The key qualifier is quality. Google's guidelines explicitly warn against indiscriminate directory submissions for the purpose of link building. Only directories with genuine editorial standards, real user engagement, and established reputations in the relevant niche are worth the time. Listing on low-quality mass directories provides nothing and can create noise in the backlink profile.

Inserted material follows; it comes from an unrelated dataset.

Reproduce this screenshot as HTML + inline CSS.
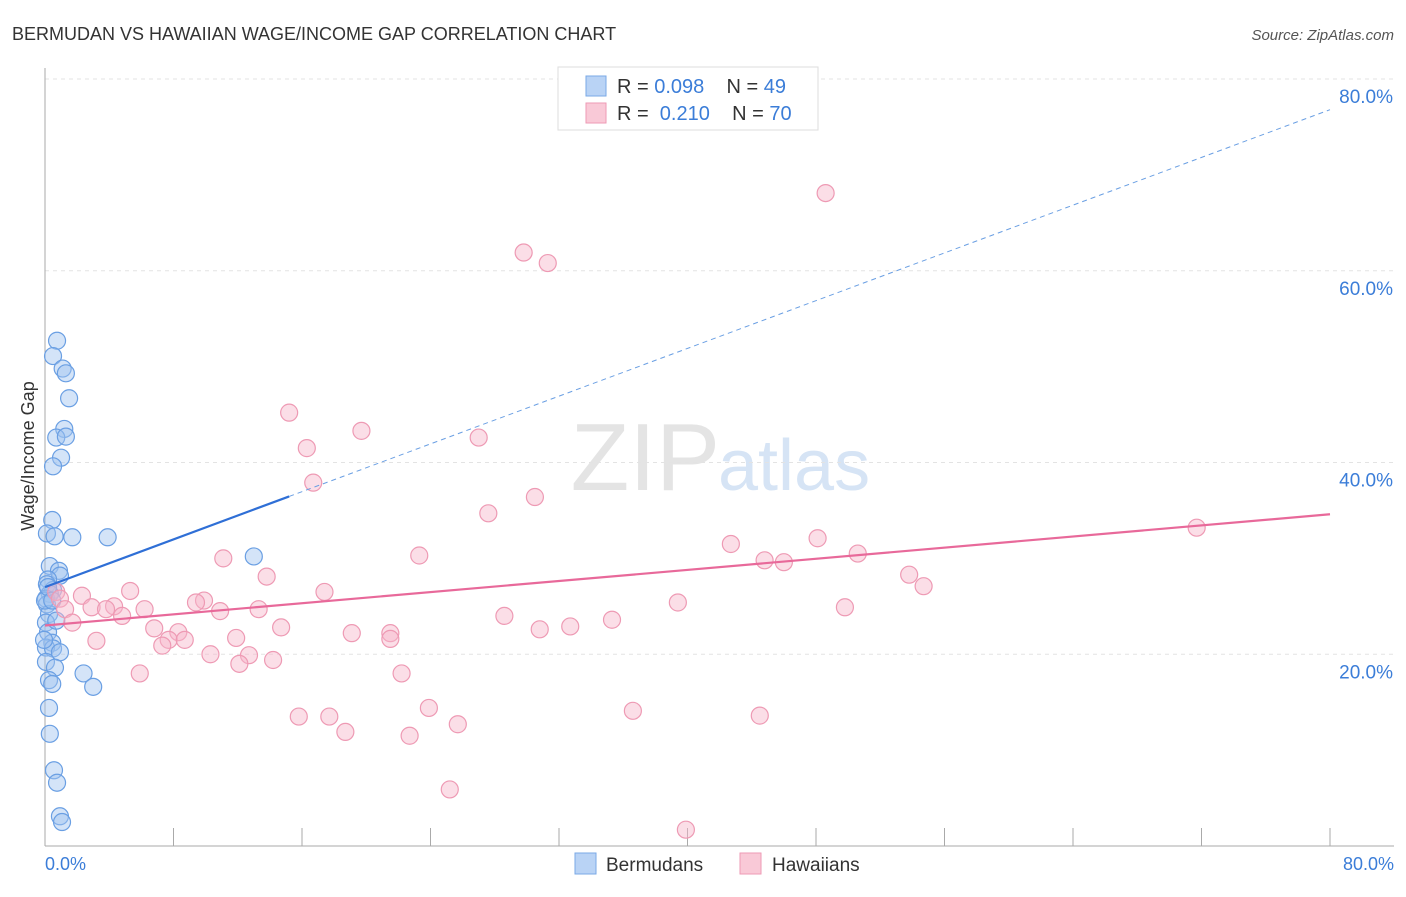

Relevant Forums and Community Platforms

Online communities — subreddits, Facebook groups, niche forums, Slack communities — often allow website links in profile pages and in contextually appropriate posts. Like directory links, these are typically nofollow and their primary value is referral traffic rather than ranking authority. The selection criterion should be genuine community relevance: participating in communities where the site's content would be genuinely useful to members, not link-dropping in any forum that will accept it.

"Best Of" List Inclusions

Every niche has roundup articles ranking the best products, services, websites, or tools in the category. These pages often link to between ten and thirty sites, and the webmasters who maintain them are generally receptive to requests from legitimate sites that fit their criteria — because adding a genuinely good option makes their content more useful to readers. Finding these lists through targeted Google searches and reaching out to request inclusion is often one of the fastest ways to generate links from legitimate editorial sites.

Unlinked Brand Mentions

For sites with any existing brand recognition, unlinked mentions — references to the brand name in content that don't include a hyperlink — represent low-friction link opportunities. The site has already been deemed worth mentioning; converting that mention to a link simply requires a polite, well-framed email pointing out the reference and suggesting the addition would benefit their readers.

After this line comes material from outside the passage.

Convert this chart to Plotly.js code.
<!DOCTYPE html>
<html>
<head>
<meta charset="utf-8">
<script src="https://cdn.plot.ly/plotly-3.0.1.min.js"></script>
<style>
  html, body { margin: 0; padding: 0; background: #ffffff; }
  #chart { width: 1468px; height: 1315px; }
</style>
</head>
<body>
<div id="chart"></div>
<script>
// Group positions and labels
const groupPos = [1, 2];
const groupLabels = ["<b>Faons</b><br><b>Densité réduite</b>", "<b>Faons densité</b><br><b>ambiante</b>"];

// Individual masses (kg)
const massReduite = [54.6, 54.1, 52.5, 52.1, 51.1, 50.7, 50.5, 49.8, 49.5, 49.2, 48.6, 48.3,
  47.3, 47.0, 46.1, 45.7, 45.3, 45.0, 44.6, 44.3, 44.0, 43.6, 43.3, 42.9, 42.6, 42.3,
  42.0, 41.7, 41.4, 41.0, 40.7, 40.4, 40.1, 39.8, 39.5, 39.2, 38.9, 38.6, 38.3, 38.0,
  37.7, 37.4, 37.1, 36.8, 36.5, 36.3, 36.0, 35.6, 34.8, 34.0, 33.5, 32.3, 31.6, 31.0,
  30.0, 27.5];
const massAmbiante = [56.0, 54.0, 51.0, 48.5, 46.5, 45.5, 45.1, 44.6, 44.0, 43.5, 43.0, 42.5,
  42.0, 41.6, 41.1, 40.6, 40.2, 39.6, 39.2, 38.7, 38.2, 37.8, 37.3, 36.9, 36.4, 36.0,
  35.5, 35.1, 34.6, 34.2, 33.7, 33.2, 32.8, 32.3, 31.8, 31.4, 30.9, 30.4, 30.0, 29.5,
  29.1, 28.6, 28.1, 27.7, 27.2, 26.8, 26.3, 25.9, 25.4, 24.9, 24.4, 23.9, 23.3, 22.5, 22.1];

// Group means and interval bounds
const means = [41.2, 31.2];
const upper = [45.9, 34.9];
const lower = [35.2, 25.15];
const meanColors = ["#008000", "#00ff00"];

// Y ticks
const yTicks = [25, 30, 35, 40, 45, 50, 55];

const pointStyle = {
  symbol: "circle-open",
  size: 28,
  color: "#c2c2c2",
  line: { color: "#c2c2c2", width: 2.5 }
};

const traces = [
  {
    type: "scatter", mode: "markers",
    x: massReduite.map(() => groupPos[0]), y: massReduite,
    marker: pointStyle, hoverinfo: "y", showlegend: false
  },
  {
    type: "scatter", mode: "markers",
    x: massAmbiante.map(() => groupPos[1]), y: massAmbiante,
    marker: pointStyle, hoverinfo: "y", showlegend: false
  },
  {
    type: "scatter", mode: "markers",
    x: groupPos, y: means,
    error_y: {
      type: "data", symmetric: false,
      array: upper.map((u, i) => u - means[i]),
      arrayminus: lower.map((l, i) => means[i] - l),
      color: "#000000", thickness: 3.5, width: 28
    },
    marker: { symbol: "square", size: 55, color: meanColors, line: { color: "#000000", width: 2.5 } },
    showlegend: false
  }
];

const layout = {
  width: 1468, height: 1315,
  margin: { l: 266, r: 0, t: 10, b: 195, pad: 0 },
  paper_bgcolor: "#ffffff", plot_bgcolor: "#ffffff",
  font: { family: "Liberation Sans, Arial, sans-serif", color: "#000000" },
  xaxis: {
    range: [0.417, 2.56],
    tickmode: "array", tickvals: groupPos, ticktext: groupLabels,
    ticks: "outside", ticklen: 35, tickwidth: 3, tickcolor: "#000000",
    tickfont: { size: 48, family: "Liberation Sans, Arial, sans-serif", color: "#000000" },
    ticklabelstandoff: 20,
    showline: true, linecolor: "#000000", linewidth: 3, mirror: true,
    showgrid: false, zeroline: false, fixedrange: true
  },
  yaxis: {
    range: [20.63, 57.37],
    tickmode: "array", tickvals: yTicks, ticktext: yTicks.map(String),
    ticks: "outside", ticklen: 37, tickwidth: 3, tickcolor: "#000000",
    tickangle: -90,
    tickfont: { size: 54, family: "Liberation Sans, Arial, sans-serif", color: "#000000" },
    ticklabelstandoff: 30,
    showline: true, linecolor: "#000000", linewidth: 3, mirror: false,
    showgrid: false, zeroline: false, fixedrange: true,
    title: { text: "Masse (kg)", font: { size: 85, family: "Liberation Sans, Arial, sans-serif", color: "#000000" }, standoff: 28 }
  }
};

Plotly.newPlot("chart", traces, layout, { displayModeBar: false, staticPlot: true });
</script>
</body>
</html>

Tools like Mention and Ahrefs Content Explorer can surface existing unlinked mentions. Setting up Google Alerts for the brand name captures new mentions in real time, enabling prompt follow-up while the content is fresh.

Quick Wins Checklist:

  • Identified high-quality directories relevant to the niche
  • Found forums, communities, and subreddits where participation is appropriate
  • Searched for "best of" lists in the category and noted contact details
  • Conducted unlinked mention search for existing brand references
  • Set up Google Alerts for the brand name and key product names

Step Three: Build a Prospecting List of Outreach Targets

The majority of link building activity involves contacting other websites to earn placements through guest posts, niche edits, or skyscraper link building. The quality of the prospect list determines the ceiling on campaign results — outreaching to the wrong sites produces no links regardless of how well the outreach itself is executed.

Map the Full Niche Landscape

Most sites can target three concentric rings of relevant niches. Using a running shoes site as an illustration: the immediate niche is running footwear; the broader niche includes running, general fitness, athletics, and sporting equipment; the adjacent niche extends to nutrition, travel, lifestyle, and other sports. Each ring offers link opportunities with varying degrees of topical relevance — and links from adjacent niches, while less contextually close, can still carry significant authority and diversify the link profile usefully.

Use Content Explorer for Topic-Based Discovery

Ahrefs' Content Explorer allows searches by keyword within article titles or body content, returning a list of pages and their parent domains that have published on the target topic. This produces a large initial prospect pool that can be filtered by domain rating, organic traffic, and publishing date to focus outreach on sites that meet the minimum quality threshold and have published recently enough to be actively maintained.

Expand via Competing Domains

For each high-quality site identified in the initial topic search, the Competing Domains report in Ahrefs surfaces additional sites that rank for similar keywords. This method can efficiently expand a prospect list of twenty sites into a prospect list of several hundred, ensuring comprehensive coverage of the accessible linking landscape in the niche.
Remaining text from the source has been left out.